# WRITTEN TASK:
Write the data out again, character for character, with no images.
-- begin --
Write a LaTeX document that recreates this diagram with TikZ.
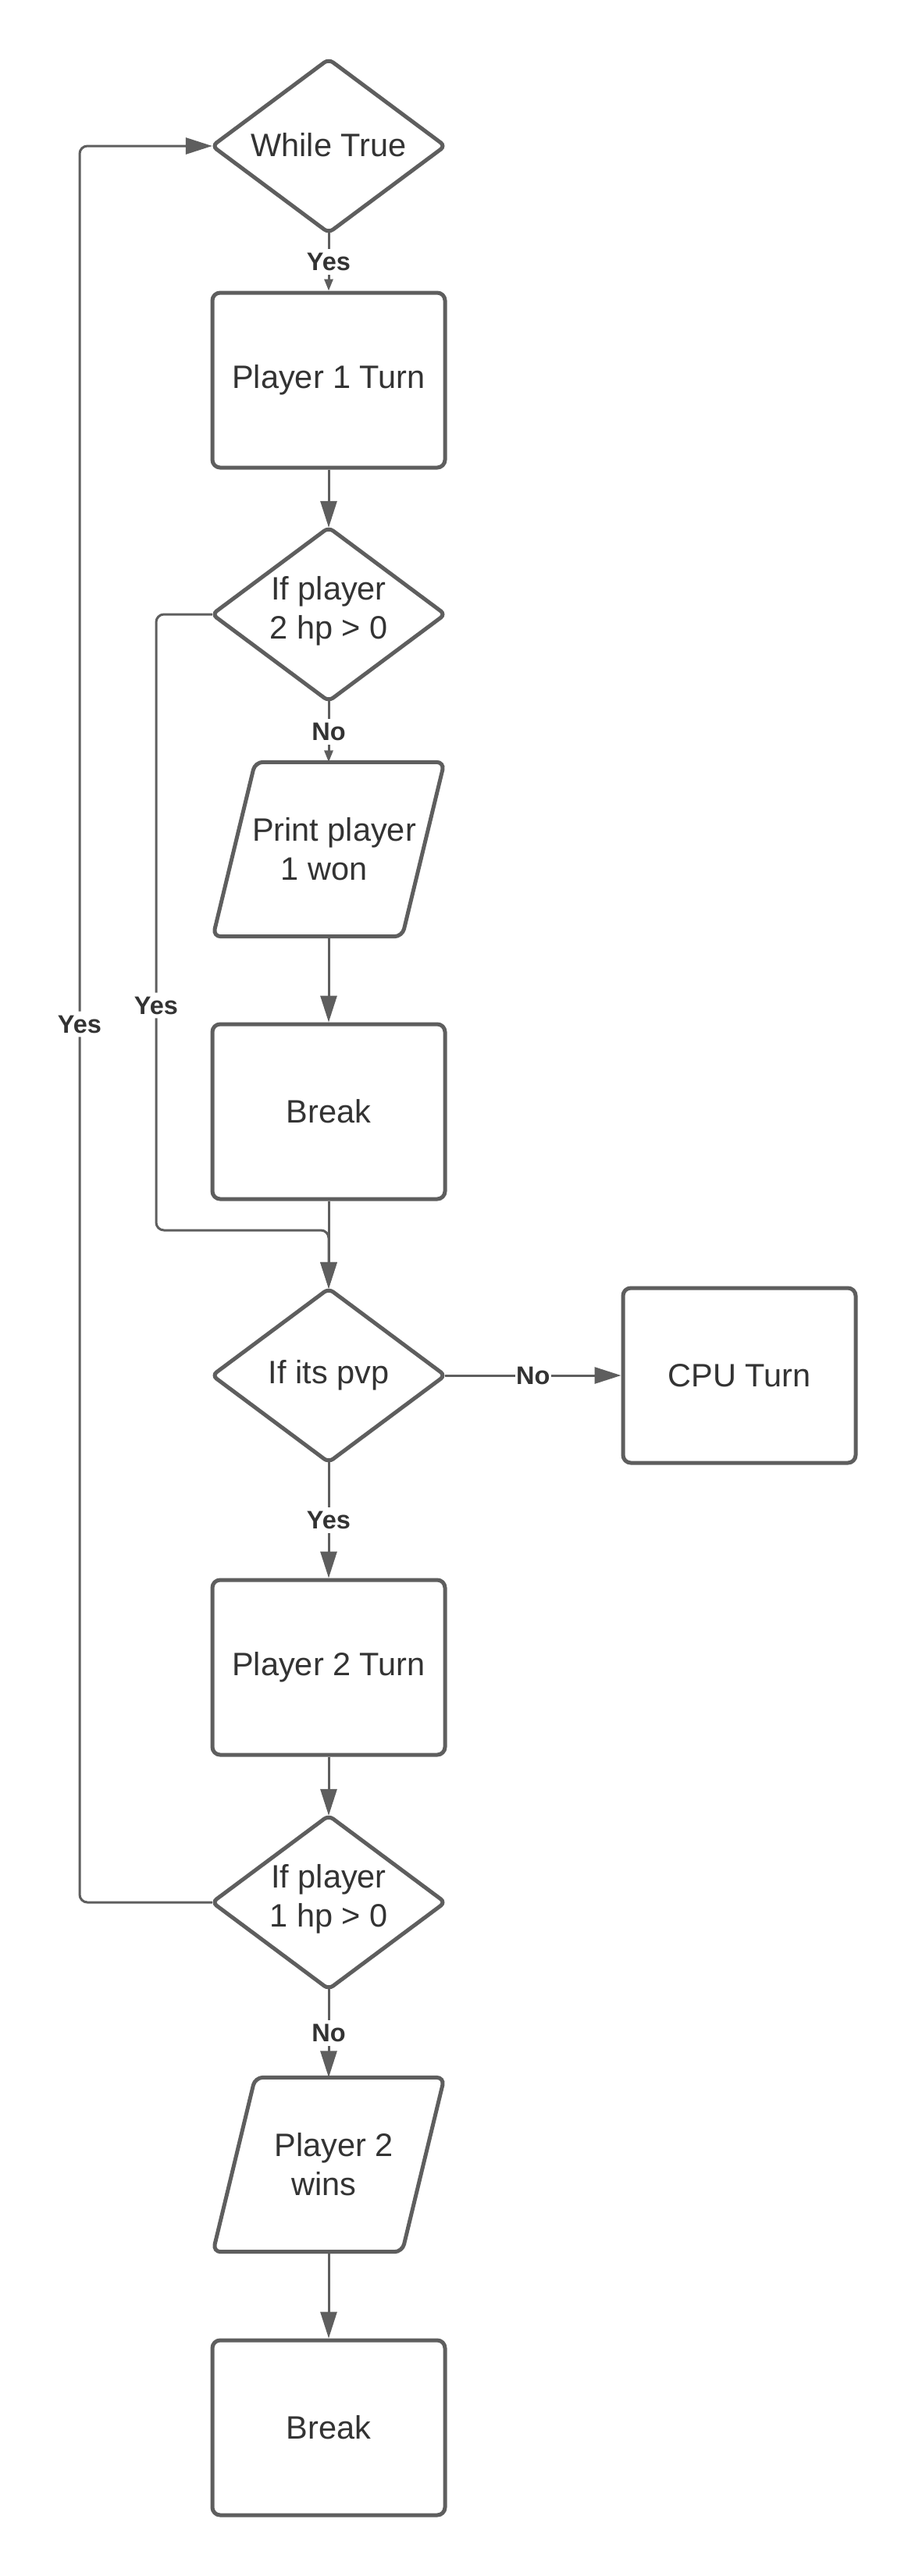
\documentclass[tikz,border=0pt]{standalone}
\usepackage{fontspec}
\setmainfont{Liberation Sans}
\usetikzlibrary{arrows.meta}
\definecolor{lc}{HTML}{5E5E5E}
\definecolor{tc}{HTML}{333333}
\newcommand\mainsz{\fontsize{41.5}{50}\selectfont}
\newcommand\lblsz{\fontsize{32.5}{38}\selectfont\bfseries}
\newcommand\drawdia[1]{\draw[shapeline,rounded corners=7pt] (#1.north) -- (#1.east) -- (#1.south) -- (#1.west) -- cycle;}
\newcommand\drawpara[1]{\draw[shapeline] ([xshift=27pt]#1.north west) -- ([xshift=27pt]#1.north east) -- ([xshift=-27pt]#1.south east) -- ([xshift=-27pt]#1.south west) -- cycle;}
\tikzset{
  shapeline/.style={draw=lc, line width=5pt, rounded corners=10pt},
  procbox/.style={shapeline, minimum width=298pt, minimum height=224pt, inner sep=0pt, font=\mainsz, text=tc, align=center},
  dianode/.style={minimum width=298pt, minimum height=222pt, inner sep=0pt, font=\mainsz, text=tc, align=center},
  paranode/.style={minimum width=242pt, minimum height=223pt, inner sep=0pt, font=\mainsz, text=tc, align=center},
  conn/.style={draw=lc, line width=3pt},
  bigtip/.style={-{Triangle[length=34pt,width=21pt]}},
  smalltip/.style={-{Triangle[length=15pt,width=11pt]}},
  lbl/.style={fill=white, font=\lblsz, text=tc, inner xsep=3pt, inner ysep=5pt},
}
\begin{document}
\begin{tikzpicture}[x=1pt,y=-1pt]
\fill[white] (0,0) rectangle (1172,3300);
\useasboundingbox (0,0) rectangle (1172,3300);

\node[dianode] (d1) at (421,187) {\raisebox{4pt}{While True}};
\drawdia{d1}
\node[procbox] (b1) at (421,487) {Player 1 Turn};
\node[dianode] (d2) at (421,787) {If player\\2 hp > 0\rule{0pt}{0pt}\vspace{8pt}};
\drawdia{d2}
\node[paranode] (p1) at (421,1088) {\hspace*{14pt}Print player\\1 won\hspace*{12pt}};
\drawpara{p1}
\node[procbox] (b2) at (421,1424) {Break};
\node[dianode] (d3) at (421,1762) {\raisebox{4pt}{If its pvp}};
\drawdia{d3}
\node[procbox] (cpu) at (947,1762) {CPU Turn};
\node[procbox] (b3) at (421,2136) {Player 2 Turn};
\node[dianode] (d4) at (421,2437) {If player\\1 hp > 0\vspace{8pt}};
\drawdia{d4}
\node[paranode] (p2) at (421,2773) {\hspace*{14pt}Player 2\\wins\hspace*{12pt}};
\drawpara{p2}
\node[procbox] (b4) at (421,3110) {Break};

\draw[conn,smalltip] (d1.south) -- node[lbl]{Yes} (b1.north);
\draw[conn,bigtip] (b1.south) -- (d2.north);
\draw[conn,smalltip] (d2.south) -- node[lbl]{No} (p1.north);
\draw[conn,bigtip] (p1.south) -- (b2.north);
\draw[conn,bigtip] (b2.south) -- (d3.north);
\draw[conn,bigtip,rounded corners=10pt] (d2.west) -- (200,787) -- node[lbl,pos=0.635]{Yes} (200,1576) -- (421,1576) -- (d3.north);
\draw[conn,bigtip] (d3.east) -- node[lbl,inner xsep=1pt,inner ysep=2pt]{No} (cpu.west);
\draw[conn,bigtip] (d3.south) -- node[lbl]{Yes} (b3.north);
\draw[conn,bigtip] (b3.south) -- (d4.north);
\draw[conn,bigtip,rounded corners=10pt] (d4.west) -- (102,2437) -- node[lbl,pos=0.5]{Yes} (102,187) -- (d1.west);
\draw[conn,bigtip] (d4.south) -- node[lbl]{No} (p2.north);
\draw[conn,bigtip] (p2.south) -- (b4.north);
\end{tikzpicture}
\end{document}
-- end --
# SOLVED EXERCISE:
Write a LaTeX document that recreates this diagram with TikZ.
\documentclass[tikz,border=0pt]{standalone}
\usepackage{fontspec}
\setmainfont{Liberation Sans}
\usetikzlibrary{arrows.meta}
\definecolor{lc}{HTML}{5E5E5E}
\definecolor{tc}{HTML}{333333}
\newcommand\mainsz{\fontsize{41.5}{50}\selectfont}
\newcommand\lblsz{\fontsize{32.5}{38}\selectfont\bfseries}
\newcommand\drawdia[1]{\draw[shapeline,rounded corners=7pt] (#1.north) -- (#1.east) -- (#1.south) -- (#1.west) -- cycle;}
\newcommand\drawpara[1]{\draw[shapeline] ([xshift=27pt]#1.north west) -- ([xshift=27pt]#1.north east) -- ([xshift=-27pt]#1.south east) -- ([xshift=-27pt]#1.south west) -- cycle;}
\tikzset{
  shapeline/.style={draw=lc, line width=5pt, rounded corners=10pt},
  procbox/.style={shapeline, minimum width=298pt, minimum height=224pt, inner sep=0pt, font=\mainsz, text=tc, align=center},
  dianode/.style={minimum width=298pt, minimum height=222pt, inner sep=0pt, font=\mainsz, text=tc, align=center},
  paranode/.style={minimum width=242pt, minimum height=223pt, inner sep=0pt, font=\mainsz, text=tc, align=center},
  conn/.style={draw=lc, line width=3pt},
  bigtip/.style={-{Triangle[length=34pt,width=21pt]}},
  smalltip/.style={-{Triangle[length=15pt,width=11pt]}},
  lbl/.style={fill=white, font=\lblsz, text=tc, inner xsep=3pt, inner ysep=5pt},
}
\begin{document}
\begin{tikzpicture}[x=1pt,y=-1pt]
\fill[white] (0,0) rectangle (1172,3300);
\useasboundingbox (0,0) rectangle (1172,3300);

\node[dianode] (d1) at (421,187) {\raisebox{4pt}{While True}};
\drawdia{d1}
\node[procbox] (b1) at (421,487) {Player 1 Turn};
\node[dianode] (d2) at (421,787) {If player\\2 hp > 0\rule{0pt}{0pt}\vspace{8pt}};
\drawdia{d2}
\node[paranode] (p1) at (421,1088) {\hspace*{14pt}Print player\\1 won\hspace*{12pt}};
\drawpara{p1}
\node[procbox] (b2) at (421,1424) {Break};
\node[dianode] (d3) at (421,1762) {\raisebox{4pt}{If its pvp}};
\drawdia{d3}
\node[procbox] (cpu) at (947,1762) {CPU Turn};
\node[procbox] (b3) at (421,2136) {Player 2 Turn};
\node[dianode] (d4) at (421,2437) {If player\\1 hp > 0\vspace{8pt}};
\drawdia{d4}
\node[paranode] (p2) at (421,2773) {\hspace*{14pt}Player 2\\wins\hspace*{12pt}};
\drawpara{p2}
\node[procbox] (b4) at (421,3110) {Break};

\draw[conn,smalltip] (d1.south) -- node[lbl]{Yes} (b1.north);
\draw[conn,bigtip] (b1.south) -- (d2.north);
\draw[conn,smalltip] (d2.south) -- node[lbl]{No} (p1.north);
\draw[conn,bigtip] (p1.south) -- (b2.north);
\draw[conn,bigtip] (b2.south) -- (d3.north);
\draw[conn,bigtip,rounded corners=10pt] (d2.west) -- (200,787) -- node[lbl,pos=0.635]{Yes} (200,1576) -- (421,1576) -- (d3.north);
\draw[conn,bigtip] (d3.east) -- node[lbl,inner xsep=1pt,inner ysep=2pt]{No} (cpu.west);
\draw[conn,bigtip] (d3.south) -- node[lbl]{Yes} (b3.north);
\draw[conn,bigtip] (b3.south) -- (d4.north);
\draw[conn,bigtip,rounded corners=10pt] (d4.west) -- (102,2437) -- node[lbl,pos=0.5]{Yes} (102,187) -- (d1.west);
\draw[conn,bigtip] (d4.south) -- node[lbl]{No} (p2.north);
\draw[conn,bigtip] (p2.south) -- (b4.north);
\end{tikzpicture}
\end{document}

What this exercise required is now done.